Canadian stocks are nor performing well this year. As the global commodities market crashed in the past year or so the Canadian economy has suffered. As natural resources such as crude oil account for a significant portion of the economy, declines in the price of oil has had a substantial effect on Canada.
The benchmark S&P/TSX Composite Index is down 10.5% year-to-date. But the top five Canadian banks have fallen even more with losses ranging from 18% to 29% based on price alone for the inter-listed stock trading on the NYSE. Though global investors are bearish on Canadian banks Credit Suisse analysts suggest in a newsletter that investors consider buying the banks instead of selling them short.
From the Selling Canadian Banks Short article:
Investors are worried about low oil prices and an overheated housing market. The energy sector accounts for 9 percent of Canadian GDP, and the price of West Texas Intermediate crude has fallen 41 percent over the past 12 months. Canadian unemployment also rose from 6.6 percent in July to 7.1 percent in September, which has put a damper on the housing market. Still, Credit Suisse says fears about Canadian banks are overdone. For one, a tailwind from abroad may help blunt the impact of the domestic energy headwind. The U.S., which buys 76 percent of Canada’s exports, is in a continuing economic recovery and consumer spending is rising. Canada’s mortgage underwriters also maintained relatively high credit standards as the country’s housing market heated up, and banks look well-positioned to weather a downturn in the credit cycle. A 25-year shift away from credit and toward wealth management and capital markets businesses has also resulted in a dramatic decline in credit losses as a percentage of operating income for the industry. That’s contributing to bank stocks’ outperformance during the downward leg of three of the last four credit cycles. Meanwhile, bank earnings have grown 6 percent year to date, while dividend payouts have increased 8 percent, with an average yield of 4.3 percent. With valuations near a 20-year low, Credit Suisse analysts think it’s time to consider buying the banks, rather than selling them short.
Source: Selling Canadian Banks Short, Credit Suisse, Nov 6, 2015
Financials constitute the largest sector by weightage in the TSX Composite Index. The sector accounts for about 38% of the index as shown below:
Click to enlarge
Energy & Materials together represent about 29% which is high as well but understandable.

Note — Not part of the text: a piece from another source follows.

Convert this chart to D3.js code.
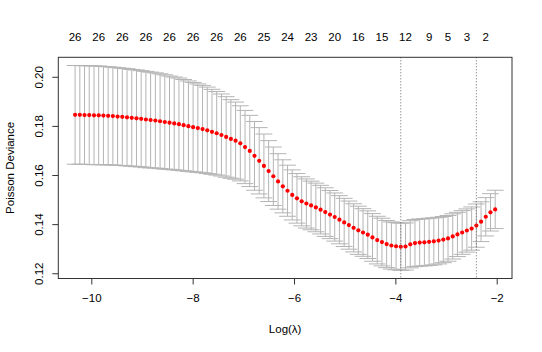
<!DOCTYPE html>
<html>
<head>
<meta charset="utf-8">
<script src="https://cdn.jsdelivr.net/npm/d3@7"></script>
<style>
  body { margin: 0; background: #fff; }
  svg { display: block; font-family: "Liberation Sans", Arial, Helvetica, sans-serif; }
</style>
</head>
<body>
<div id="chart"></div>
<script>
let w = 542;
let h = 352;

// log(lambda) for each fit along the path
let logLambda = [
  -10.320, -10.227, -10.134, -10.041, -9.947, -9.854, -9.761, -9.668, -9.575, -9.482,
  -9.389, -9.295, -9.202, -9.109, -9.016, -8.923, -8.830, -8.736, -8.643, -8.550,
  -8.457, -8.364, -8.271, -8.178, -8.084, -7.991, -7.898, -7.805, -7.712, -7.619,
  -7.526, -7.432, -7.339, -7.246, -7.153, -7.060, -6.967, -6.873, -6.780, -6.687,
  -6.594, -6.501, -6.408, -6.315, -6.221, -6.128, -6.035, -5.942, -5.849, -5.756,
  -5.663, -5.569, -5.476, -5.383, -5.290, -5.197, -5.104, -5.010, -4.917, -4.824,
  -4.731, -4.638, -4.545, -4.452, -4.358, -4.265, -4.172, -4.079, -3.986, -3.893,
  -3.800, -3.706, -3.613, -3.520, -3.427, -3.334, -3.241, -3.147, -3.054, -2.961,
  -2.868, -2.775, -2.682, -2.589, -2.495, -2.402, -2.309, -2.216, -2.123, -2.030
];

// mean cross-validated poisson deviance
let cvm = [
  0.1845, 0.1845, 0.1844, 0.1844, 0.1843, 0.1843, 0.1842, 0.1841, 0.1840, 0.1838,
  0.1837, 0.1835, 0.1833, 0.1831, 0.1829, 0.1826, 0.1824, 0.1822, 0.1819, 0.1816,
  0.1813, 0.1810, 0.1807, 0.1803, 0.1799, 0.1795, 0.1791, 0.1787, 0.1782, 0.1776,
  0.1770, 0.1763, 0.1755, 0.1747, 0.1740, 0.1729, 0.1714, 0.1698, 0.1678, 0.1658,
  0.1637, 0.1616, 0.1595, 0.1574, 0.1554, 0.1536, 0.1519, 0.1505, 0.1493, 0.1484,
  0.1476, 0.1468, 0.1459, 0.1449, 0.1439, 0.1429, 0.1418, 0.1407, 0.1396, 0.1385,
  0.1375, 0.1366, 0.1357, 0.1346, 0.1335, 0.1327, 0.1319, 0.1313, 0.1310, 0.1308,
  0.1309, 0.1318, 0.1323, 0.1325, 0.1326, 0.1328, 0.1330, 0.1333, 0.1337, 0.1342,
  0.1350, 0.1358, 0.1366, 0.1374, 0.1382, 0.1394, 0.1410, 0.1430, 0.1448, 0.1460
];

// standard error of the cv deviance
let cvsd = [
  0.0201, 0.0201, 0.0201, 0.0201, 0.0201, 0.0201, 0.0200, 0.0200, 0.0199, 0.0199,
  0.0198, 0.0198, 0.0197, 0.0197, 0.0196, 0.0196, 0.0195, 0.0194, 0.0193, 0.0192,
  0.0190, 0.0189, 0.0188, 0.0186, 0.0184, 0.0182, 0.0180, 0.0178, 0.0176, 0.0173,
  0.0170, 0.0167, 0.0164, 0.0160, 0.0157, 0.0153, 0.0149, 0.0145, 0.0140, 0.0135,
  0.0130, 0.0124, 0.0119, 0.0113, 0.0108, 0.0104, 0.0102, 0.0101, 0.0100, 0.0100,
  0.0099, 0.0099, 0.0099, 0.0099, 0.0098, 0.0098, 0.0098, 0.0098, 0.0098, 0.0098,
  0.0098, 0.0097, 0.0097, 0.0097, 0.0097, 0.0097, 0.0096, 0.0096, 0.0096, 0.0096,
  0.0096, 0.0096, 0.0096, 0.0096, 0.0096, 0.0096, 0.0096, 0.0095, 0.0094, 0.0093,
  0.0092, 0.0090, 0.0089, 0.0088, 0.0088, 0.0088, 0.0081, 0.0078, 0.0076, 0.0078
];

// number of nonzero coefficients shown on the top axis (index into path)
let nzIndex = [0, 5, 10, 15, 20, 25, 30, 35, 40, 45, 50, 55, 60, 65, 70, 75, 79, 83, 87];
let nzLabels = ["26", "26", "26", "26", "26", "26", "26", "26", "25", "24", "23", "20", "16", "15", "12", "9", "5", "3", "2"];

let xTicks = [-10, -8, -6, -4, -2];
let yTicks = [0.12, 0.14, 0.16, 0.18, 0.20];

let pLeft = 58.3, pRight = 512, pTop = 57.3, pBottom = 278.5;

let data = logLambda.map((x, i) => ({
  x: x,
  m: cvm[i],
  up: cvm[i] + cvsd[i],
  lo: cvm[i] - cvsd[i]
}));

// lambda.min and lambda.1se
let iMin = d3.minIndex(data, d => d.m);
let limit = data[iMin].up;
let i1se = d3.max(data.map((d, i) => d.m <= limit ? i : -1));

// R style 4% padding on both axes
let xExt = d3.extent(data, d => d.x);
let xPad = (xExt[1] - xExt[0]) * 0.04;
let xScale = d3.scaleLinear().domain([xExt[0] - xPad, xExt[1] + xPad]).range([pLeft, pRight]);

let yExt = [d3.min(data, d => d.lo), d3.max(data, d => d.up)];
let yPad = (yExt[1] - yExt[0]) * 0.04;
let yScale = d3.scaleLinear().domain([yExt[0] - yPad, yExt[1] + yPad]).range([pBottom, pTop]);

let svg = d3.select("#chart").append("svg")
  .attr("width", w)
  .attr("height", h)
  .style("background-color", "#fff");

// error bars
let barW = (xExt[1] - xExt[0]) * 0.02;
let bars = svg.append("g").attr("stroke", "#b4b4b4").attr("stroke-width", 1).attr("fill", "none");
data.forEach(d => {
  bars.append("line")
    .attr("x1", xScale(d.x)).attr("x2", xScale(d.x))
    .attr("y1", yScale(d.up)).attr("y2", yScale(d.lo));
  bars.append("line")
    .attr("x1", xScale(d.x - barW)).attr("x2", xScale(d.x + barW))
    .attr("y1", yScale(d.up)).attr("y2", yScale(d.up));
  bars.append("line")
    .attr("x1", xScale(d.x - barW)).attr("x2", xScale(d.x + barW))
    .attr("y1", yScale(d.lo)).attr("y2", yScale(d.lo));
});

// points
svg.append("g").selectAll("circle").data(data).enter()
  .append("circle")
    .attr("cx", d => xScale(d.x))
    .attr("cy", d => yScale(d.m))
    .attr("r", 2.1)
    .attr("fill", "#ff0000");

// dotted lines at lambda.min and lambda.1se
[iMin, i1se].forEach(i => {
  svg.append("line")
    .attr("x1", xScale(data[i].x)).attr("x2", xScale(data[i].x))
    .attr("y1", pTop).attr("y2", pBottom)
    .attr("stroke", "#666")
    .attr("stroke-width", 1)
    .attr("stroke-dasharray", "1,2");
});

// box
svg.append("rect")
  .attr("x", pLeft).attr("y", pTop)
  .attr("width", pRight - pLeft).attr("height", pBottom - pTop)
  .attr("fill", "none")
  .attr("stroke", "#333")
  .attr("stroke-width", 1);

// bottom axis
let xAxis = d3.axisBottom(xScale).tickValues(xTicks).tickSize(6).tickPadding(9).tickFormat(d3.format("d"));
let xAxisGroup = svg.append("g").attr("transform", "translate(0," + pBottom + ")").call(xAxis);
xAxisGroup.select(".domain").remove();
xAxisGroup.selectAll("line").attr("stroke", "#333");
xAxisGroup.selectAll("text")
  .style("font-size", "11.5px")
  .style("fill", "#000")
  .style("font-family", "'Liberation Sans', Arial, sans-serif");

// left axis, labels parallel to the axis
let yAxis = d3.axisLeft(yScale).tickValues(yTicks).tickSize(6).tickFormat(d3.format(".2f"));
let yAxisGroup = svg.append("g").attr("transform", "translate(" + pLeft + ",0)").call(yAxis);
yAxisGroup.select(".domain").remove();
yAxisGroup.selectAll("line").attr("stroke", "#333");
yAxisGroup.selectAll("text")
  .attr("x", null).attr("dy", null)
  .attr("transform", "translate(-15.6,0) rotate(-90)")
  .style("text-anchor", "middle")
  .style("font-size", "11.5px")
  .style("fill", "#000")
  .style("font-family", "'Liberation Sans', Arial, sans-serif");

// top labels: number of nonzero coefficients
svg.append("g").selectAll("text").data(nzIndex).enter()
  .append("text")
    .attr("x", i => xScale(data[i].x))
    .attr("y", 40.8)
    .attr("text-anchor", "middle")
    .style("font-size", "11.5px")
    .text((i, k) => nzLabels[k]);

// axis titles
svg.append("text")
  .attr("x", (pLeft + pRight) / 2)
  .attr("y", 333)
  .attr("text-anchor", "middle")
  .style("font-size", "11.5px")
  .text("Log(λ)");

svg.append("text")
  .attr("transform", "translate(13.5," + ((pTop + pBottom) / 2) + ") rotate(-90)")
  .attr("text-anchor", "middle")
  .style("font-size", "11.5px")
  .text("Poisson Deviance");
</script>
</body>
</html>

Long-term investors can add Canadian bank stocks at current levels. With strong and consistent track records of dividend payouts and decent share price appreciation in the past, the banks have the capacity to weather the current storm. TD Bank for example has a large presence in the US and is able to benefit from the growing US economy.

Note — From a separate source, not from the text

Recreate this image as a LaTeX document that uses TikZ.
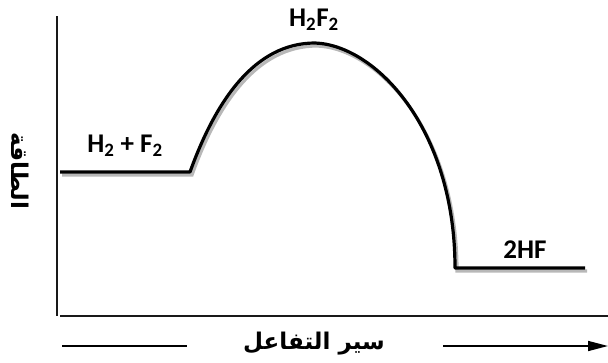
\documentclass[tikz,border=0pt]{standalone}
\usepackage{fontspec}
\setmainfont{Carlito}
\newfontfamily\arabicfont[Script=Arabic]{DejaVu Sans}
\TeXXeTstate=1
\usepackage{tikz}
\usetikzlibrary{arrows.meta, positioning}

\newcommand{\rxnpath}{(r0) -- (r1) .. controls (216,100) and (255,43) .. (ts) .. controls (375,45) and (455,128) .. (p0) -- (p1)}

\begin{document}
\begin{tikzpicture}[
    x=1pt, y=-1pt,
    every node/.style={font=\bfseries\fontsize{27}{32}\selectfont, inner sep=0pt},
    axis/.style={line width=1.8pt, color=black!90},
    curve/.style={line width=3.2pt, line join=round},
    shadow/.style={line width=3.2pt, color=black!28, transform canvas={xshift=2pt, yshift=-3pt}},
    guide/.style={line width=1.5pt},
    arlbl/.style={font=\arabicfont\bfseries\fontsize{23}{28}\selectfont}
]
\useasboundingbox (0,0) rectangle (608,362);

% axes
\coordinate (origin) at (57,316);
\coordinate (ytop) at (57,16);
\coordinate (xend) at (608,316);
\draw [axis] (ytop) -- (origin);
\draw [axis] (60,316) -- (xend);

% energy profile
\coordinate (r0) at (60,172);
\coordinate (r1) at (190,172);
\coordinate (ts) at (315,43);
\coordinate (p0) at (455,268);
\coordinate (p1) at (585,268);
\draw [shadow] \rxnpath;
\draw [curve] \rxnpath;

\node (react) at (125,146) {H\textsubscript{2} + F\textsubscript{2}};
\node (trans) at (314,20) {H\textsubscript{2}F\textsubscript{2}};
\node (prod) at (525,250) {2HF};

% axis labels
\node (energy) [arlbl, rotate=-90] at (20,171) {\beginR الطاقة\endR};
\node (course) [arlbl] at (314,344) {\beginR سير التفاعل\endR};

\coordinate (al1) at (62,346);
\coordinate (al2) at (187,346);
\coordinate (ar1) at (443,346);
\coordinate (ar2) at (608,346);
\draw [guide] (al1) -- (al2);
\draw [guide, -{Triangle[length=20pt, width=10pt]}] (ar1) -- (ar2);

\end{tikzpicture}
\end{document}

The table below shows the year-to-date price changes and the current dividend yields of the top five banks:
|S.No.||Bank Name||Ticker||Price end of 2014||Price as of Nov 13, 2015||Year-to-date Change||Dividend Yield as of Nov 13, 2015|
|1||Bank of Montreal||BMO||$70.73||$55.74||-27%||4.47%|
|2||Bank of Nova Scotia||BNS||$57.08||$44.30||-29%||4.81%|
|3||Canadian Imperial Bank of Commerce||CM||$85.95||$73.07||-18%||4.61%|
|4||Royal Bank of Canada||RY||$69.07||$55.50||-24%||4.35%|
Data Source: Yahoo Finance and others
Note: Dividend yields noted above are as of Nov 13, 2015. Data is known to be accurate from sources used.Please use your own due diligence before making any investment decisions.
The banks shown above have declined by double digit percentages year-to-date since the prices are in US dollars and the Canadian dollar has plunged sharply in the recent past against the US dollar. From having a parity with the US dollar in 2011, the loonie now gets only 0.75 USD.
Since Canada does not charge dividend withholding taxes for stocks held in qualified retirement accounts by US investors, Canadian bank stocks are excellent choices for retirement account types like IRA, 401-K , etc.